>> start
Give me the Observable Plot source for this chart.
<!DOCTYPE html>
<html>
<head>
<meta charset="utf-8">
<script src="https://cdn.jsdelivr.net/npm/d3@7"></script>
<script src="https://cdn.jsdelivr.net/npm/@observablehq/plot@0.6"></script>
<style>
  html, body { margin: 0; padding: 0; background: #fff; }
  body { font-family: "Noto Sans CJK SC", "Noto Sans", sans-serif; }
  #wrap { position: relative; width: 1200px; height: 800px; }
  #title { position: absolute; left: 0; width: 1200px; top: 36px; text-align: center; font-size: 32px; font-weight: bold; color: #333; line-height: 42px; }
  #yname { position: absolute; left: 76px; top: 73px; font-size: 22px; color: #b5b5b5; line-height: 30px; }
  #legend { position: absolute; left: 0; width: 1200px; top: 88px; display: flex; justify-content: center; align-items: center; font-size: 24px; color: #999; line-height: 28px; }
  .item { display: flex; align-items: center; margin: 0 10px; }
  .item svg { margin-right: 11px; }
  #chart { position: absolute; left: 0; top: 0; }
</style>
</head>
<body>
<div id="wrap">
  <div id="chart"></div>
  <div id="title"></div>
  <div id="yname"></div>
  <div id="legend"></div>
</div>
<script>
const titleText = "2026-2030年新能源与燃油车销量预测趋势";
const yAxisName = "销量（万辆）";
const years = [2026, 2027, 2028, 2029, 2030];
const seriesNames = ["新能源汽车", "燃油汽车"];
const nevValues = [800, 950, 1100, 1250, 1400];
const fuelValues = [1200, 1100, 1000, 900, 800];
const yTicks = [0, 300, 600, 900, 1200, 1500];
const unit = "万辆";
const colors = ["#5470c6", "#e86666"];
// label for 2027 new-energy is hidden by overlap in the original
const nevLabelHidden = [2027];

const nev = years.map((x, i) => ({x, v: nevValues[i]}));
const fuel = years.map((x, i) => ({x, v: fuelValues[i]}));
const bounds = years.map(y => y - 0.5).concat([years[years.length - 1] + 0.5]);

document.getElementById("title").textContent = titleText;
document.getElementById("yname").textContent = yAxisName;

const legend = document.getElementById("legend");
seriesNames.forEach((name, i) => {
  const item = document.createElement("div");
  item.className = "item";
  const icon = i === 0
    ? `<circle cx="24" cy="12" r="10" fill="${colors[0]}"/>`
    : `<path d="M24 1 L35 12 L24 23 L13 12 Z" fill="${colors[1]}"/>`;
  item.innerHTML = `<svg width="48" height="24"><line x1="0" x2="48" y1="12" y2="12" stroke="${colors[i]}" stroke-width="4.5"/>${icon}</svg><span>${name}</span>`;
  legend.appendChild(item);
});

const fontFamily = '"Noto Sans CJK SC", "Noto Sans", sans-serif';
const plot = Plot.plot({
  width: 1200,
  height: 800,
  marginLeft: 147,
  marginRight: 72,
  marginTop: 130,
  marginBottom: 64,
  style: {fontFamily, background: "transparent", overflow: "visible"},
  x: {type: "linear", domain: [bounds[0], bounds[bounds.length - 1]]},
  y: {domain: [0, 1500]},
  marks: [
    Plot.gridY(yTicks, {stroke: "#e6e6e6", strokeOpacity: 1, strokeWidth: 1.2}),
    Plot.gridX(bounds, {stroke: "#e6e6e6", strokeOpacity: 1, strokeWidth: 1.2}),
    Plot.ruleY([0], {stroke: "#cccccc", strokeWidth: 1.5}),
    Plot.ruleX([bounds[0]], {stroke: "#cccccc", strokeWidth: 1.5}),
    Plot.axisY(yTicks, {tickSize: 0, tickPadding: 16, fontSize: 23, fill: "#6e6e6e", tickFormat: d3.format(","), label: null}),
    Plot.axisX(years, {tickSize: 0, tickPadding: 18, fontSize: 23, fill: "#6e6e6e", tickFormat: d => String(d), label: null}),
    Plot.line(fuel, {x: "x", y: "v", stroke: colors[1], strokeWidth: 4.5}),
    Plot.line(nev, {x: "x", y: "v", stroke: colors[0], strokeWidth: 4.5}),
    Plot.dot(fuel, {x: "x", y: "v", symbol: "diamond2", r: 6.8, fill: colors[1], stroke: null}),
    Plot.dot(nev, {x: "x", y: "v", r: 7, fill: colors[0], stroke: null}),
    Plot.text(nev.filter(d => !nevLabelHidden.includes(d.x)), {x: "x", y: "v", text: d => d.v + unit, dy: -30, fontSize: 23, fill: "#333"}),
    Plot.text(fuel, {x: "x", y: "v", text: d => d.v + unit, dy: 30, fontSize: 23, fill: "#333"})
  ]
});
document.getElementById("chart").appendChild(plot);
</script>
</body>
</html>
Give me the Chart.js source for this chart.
>> end
• **PROBLEM STATEMENT**
Write out every line exactly as it stands.

• **RESULT OF THIS EXERCISE**
Give me the Observable Plot source for this chart.
<!DOCTYPE html>
<html>
<head>
<meta charset="utf-8">
<script src="https://cdn.jsdelivr.net/npm/d3@7"></script>
<script src="https://cdn.jsdelivr.net/npm/@observablehq/plot@0.6"></script>
<style>
  html, body { margin: 0; padding: 0; background: #fff; }
  body { font-family: "Noto Sans CJK SC", "Noto Sans", sans-serif; }
  #wrap { position: relative; width: 1200px; height: 800px; }
  #title { position: absolute; left: 0; width: 1200px; top: 36px; text-align: center; font-size: 32px; font-weight: bold; color: #333; line-height: 42px; }
  #yname { position: absolute; left: 76px; top: 73px; font-size: 22px; color: #b5b5b5; line-height: 30px; }
  #legend { position: absolute; left: 0; width: 1200px; top: 88px; display: flex; justify-content: center; align-items: center; font-size: 24px; color: #999; line-height: 28px; }
  .item { display: flex; align-items: center; margin: 0 10px; }
  .item svg { margin-right: 11px; }
  #chart { position: absolute; left: 0; top: 0; }
</style>
</head>
<body>
<div id="wrap">
  <div id="chart"></div>
  <div id="title"></div>
  <div id="yname"></div>
  <div id="legend"></div>
</div>
<script>
const titleText = "2026-2030年新能源与燃油车销量预测趋势";
const yAxisName = "销量（万辆）";
const years = [2026, 2027, 2028, 2029, 2030];
const seriesNames = ["新能源汽车", "燃油汽车"];
const nevValues = [800, 950, 1100, 1250, 1400];
const fuelValues = [1200, 1100, 1000, 900, 800];
const yTicks = [0, 300, 600, 900, 1200, 1500];
const unit = "万辆";
const colors = ["#5470c6", "#e86666"];
// label for 2027 new-energy is hidden by overlap in the original
const nevLabelHidden = [2027];

const nev = years.map((x, i) => ({x, v: nevValues[i]}));
const fuel = years.map((x, i) => ({x, v: fuelValues[i]}));
const bounds = years.map(y => y - 0.5).concat([years[years.length - 1] + 0.5]);

document.getElementById("title").textContent = titleText;
document.getElementById("yname").textContent = yAxisName;

const legend = document.getElementById("legend");
seriesNames.forEach((name, i) => {
  const item = document.createElement("div");
  item.className = "item";
  const icon = i === 0
    ? `<circle cx="24" cy="12" r="10" fill="${colors[0]}"/>`
    : `<path d="M24 1 L35 12 L24 23 L13 12 Z" fill="${colors[1]}"/>`;
  item.innerHTML = `<svg width="48" height="24"><line x1="0" x2="48" y1="12" y2="12" stroke="${colors[i]}" stroke-width="4.5"/>${icon}</svg><span>${name}</span>`;
  legend.appendChild(item);
});

const fontFamily = '"Noto Sans CJK SC", "Noto Sans", sans-serif';
const plot = Plot.plot({
  width: 1200,
  height: 800,
  marginLeft: 147,
  marginRight: 72,
  marginTop: 130,
  marginBottom: 64,
  style: {fontFamily, background: "transparent", overflow: "visible"},
  x: {type: "linear", domain: [bounds[0], bounds[bounds.length - 1]]},
  y: {domain: [0, 1500]},
  marks: [
    Plot.gridY(yTicks, {stroke: "#e6e6e6", strokeOpacity: 1, strokeWidth: 1.2}),
    Plot.gridX(bounds, {stroke: "#e6e6e6", strokeOpacity: 1, strokeWidth: 1.2}),
    Plot.ruleY([0], {stroke: "#cccccc", strokeWidth: 1.5}),
    Plot.ruleX([bounds[0]], {stroke: "#cccccc", strokeWidth: 1.5}),
    Plot.axisY(yTicks, {tickSize: 0, tickPadding: 16, fontSize: 23, fill: "#6e6e6e", tickFormat: d3.format(","), label: null}),
    Plot.axisX(years, {tickSize: 0, tickPadding: 18, fontSize: 23, fill: "#6e6e6e", tickFormat: d => String(d), label: null}),
    Plot.line(fuel, {x: "x", y: "v", stroke: colors[1], strokeWidth: 4.5}),
    Plot.line(nev, {x: "x", y: "v", stroke: colors[0], strokeWidth: 4.5}),
    Plot.dot(fuel, {x: "x", y: "v", symbol: "diamond2", r: 6.8, fill: colors[1], stroke: null}),
    Plot.dot(nev, {x: "x", y: "v", r: 7, fill: colors[0], stroke: null}),
    Plot.text(nev.filter(d => !nevLabelHidden.includes(d.x)), {x: "x", y: "v", text: d => d.v + unit, dy: -30, fontSize: 23, fill: "#333"}),
    Plot.text(fuel, {x: "x", y: "v", text: d => d.v + unit, dy: 30, fontSize: 23, fill: "#333"})
  ]
});
document.getElementById("chart").appendChild(plot);
</script>
</body>
</html>
Give me the Chart.js source for this chart.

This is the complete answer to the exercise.